Parents of kids today are facing an unprecedented challenge of keeping their children safe online while helping them navigate the technology they’ll need for their education, future careers and more.

Sean Clifford, the founder and CEO of the digital parenting company Canopy (canopy.us) and a father of four, is on a mission to create a world of healthy tech users – starting by helping parents block pornography on their children’s devices. The underlying technology was developed in Israel and already protects more than 2 million devices worldwide.

“Technology can be a good, wonderful thing,” Clifford said. “But parents have to be proactive and involved to ensure their children stay safe and healthy online.”

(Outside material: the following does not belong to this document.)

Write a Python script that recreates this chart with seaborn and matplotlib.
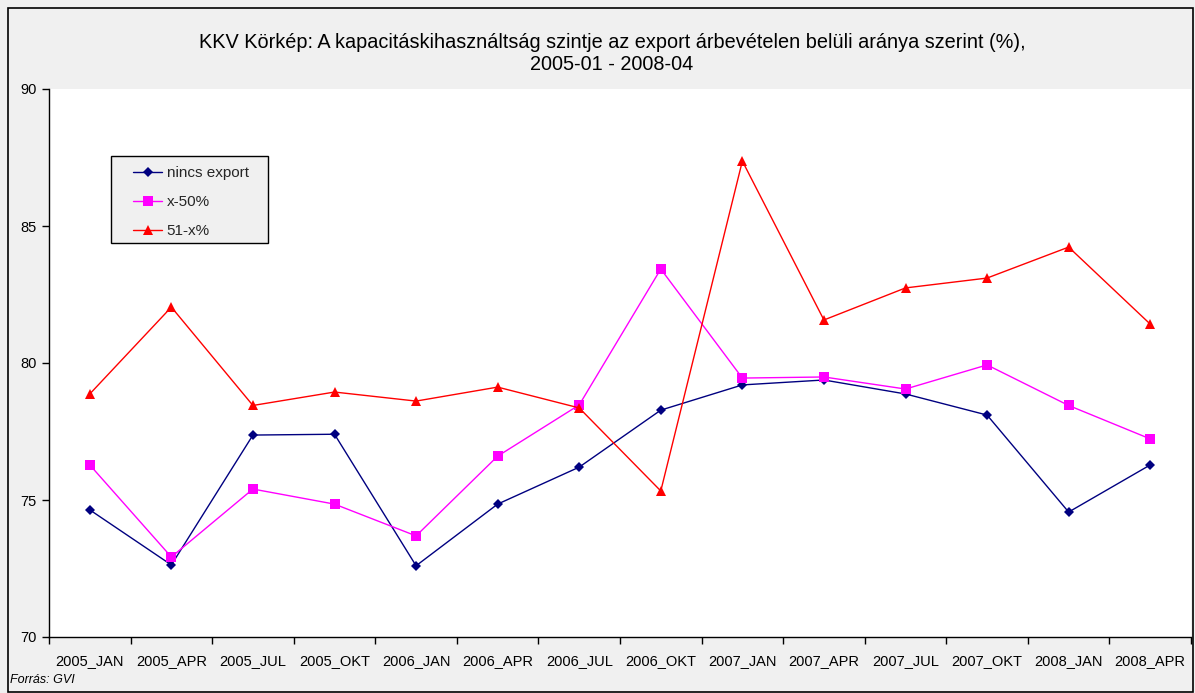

With the right guidance, every child can develop healthy tech habits to last a lifetime. Here are Clifford’s four tips for parents worried about how their kids are using technology this year:

1) Protect them.

Putting a filter on your child’s device doesn’t mean you don’t trust your child. “You don’t leave guns on the kitchen table, so why take a chance that your kids will be exposed to something harmful online?” said Clifford.

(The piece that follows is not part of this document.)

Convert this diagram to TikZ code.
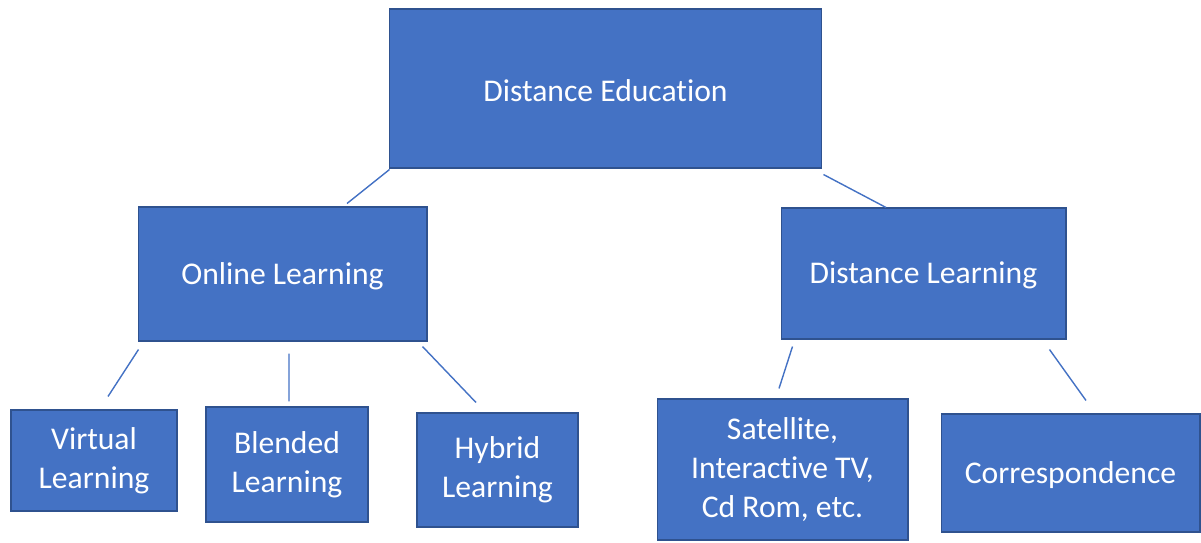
\documentclass[tikz,border=0pt]{standalone}
\usepackage{fontspec}
\setmainfont{Carlito}[Ligatures=NoCommon]
\usepackage{xcolor}
\usepackage{tikz}
\usetikzlibrary{positioning}

\definecolor{boxblue}{HTML}{4472C4}
\definecolor{boxedge}{HTML}{2F528F}

\begin{document}
\begin{tikzpicture}[x=0.02cm, y=-0.02cm,
                box/.style = {draw = boxedge, line width = 0.6pt, fill = boxblue, text = white,
                              align = center, inner sep = 0pt,
                              font = \fontsize{18}{22}\selectfont,
                              execute at begin node = \rule{0pt}{15pt}},
                link/.style = {draw = boxblue, line width = 0.8pt}]
            \useasboundingbox (0,0) rectangle (1201,542);
            \node[box, minimum width = 8.66cm, minimum height = 3.18cm] (de)  at (605.5,88.5) {Distance Education};
            \node[box, minimum width = 5.78cm, minimum height = 2.68cm] (ol)  at (282.5,274)  {Online Learning};
            \node[box, minimum width = 5.70cm, minimum height = 2.62cm] (dl)  at (923.5,273.5) {Distance Learning};
            \node[box, minimum width = 3.32cm, minimum height = 2.02cm] (vl)  at (94,460.5)   {Virtual\\Learning};
            \node[box, minimum width = 3.24cm, minimum height = 2.30cm] (bl)  at (287,464.5)  {Blended\\Learning};
            \node[box, minimum width = 3.22cm, minimum height = 2.28cm] (hl)  at (497.5,470)  {Hybrid\\Learning};
            \node[box, minimum width = 5.02cm, minimum height = 2.82cm] (sat) at (782.5,469.5) {Satellite,\\Interactive TV,\\Cd Rom, etc.};
            \node[box, minimum width = 5.18cm, minimum height = 2.36cm] (cor) at (1070.5,473) {Correspondence};
            \draw[link] ([shift={(1,1)}]de.south west)   -- ([shift={(64.5,-3)}]ol.north);
            \draw[link] ([shift={(1,6)}]de.south east)   -- ([shift={(-37.5,0)}]dl.north);
            \draw[link] ([shift={(1,8)}]ol.south west)   -- ([shift={(14,-13)}]vl.north);
            \draw[link] ([shift={(6.5,12)}]ol.south)     -- ([shift={(2,-5)}]bl.north);
            \draw[link] ([shift={(-5,5)}]ol.south east)  -- ([shift={(-21.5,-10)}]hl.north);
            \draw[link] ([shift={(12,7)}]dl.south west)  -- ([shift={(-3.5,-10)}]sat.north);
            \draw[link] ([shift={(-17,10)}]dl.south east) -- ([shift={(15.5,-13)}]cor.north);
\end{tikzpicture}
\end{document}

Too many kids today are exposed to pornography unintentionally. Seventy percent of children 7 to 18 years old have accidentally encountered online pornography, often while doing homework. Give them the space to be kids and learn to navigate the digital experience positively by using a filter to protect them from explicit images and videos.

2) Be honest with them.

Tell them about how their digital experiences have been designed to manipulate them. Companies are battling for their attention, leveraging every trick in the book. “It is your child versus a team of neuroscientists and behavioral psychologists,” Clifford says. “Parents — not advertisers or Big Tech — should decide what their kids see online. And they need to be open to having conversations with their kids about the addictive realities of online use.”

Screen time, pornography and sexting have all been linked with mental health ramifications in kids. Talking through the consequences, especially as children get older, can be particularly helpful. If they don’t perceive any negative effects, they won’t understand why they can be dangerous and may think that there's no reason to be cautious or concerned.

3) Let them know it’s OK to be different.

Kids want to fit in and be liked. They want to use social media and online video games because their friends are using them. But when it comes to issues like smoking, drugs, pornography and sexting, parents especially need to emphasize to their kids that “doing what seems normal” can really hurt them both now and in the long run.

Have discussions about how to say no to requests for photos, and know that installing a filter may be just the “excuse” they need. It’s difficult to respond to unexpected and inappropriate questions, and so teenagers may need coaching on what to do and say more than you think.

Lastly, brainstorm alternative ways for them to be with their friends without going online. Support their efforts to be with their peers in-person when you can and create spaces where they want to spend time with others.

4) Be an example.

As with most things in life, parents need to lead by example. Show your kids that devices have a place in their lives, and that place has limits. Don’t always be on your phone. Put it away for mealtimes, and don’t keep your phone in your room at night. Find other parents who adopt similar safeguards with their kids, and begin discussions about how you can work together.

Technology can bring parents and children closer together by encouraging trust and transparency. By helping your children overcome the challenges of the digital world, you can build healthier relationships with them and healthier futures for them.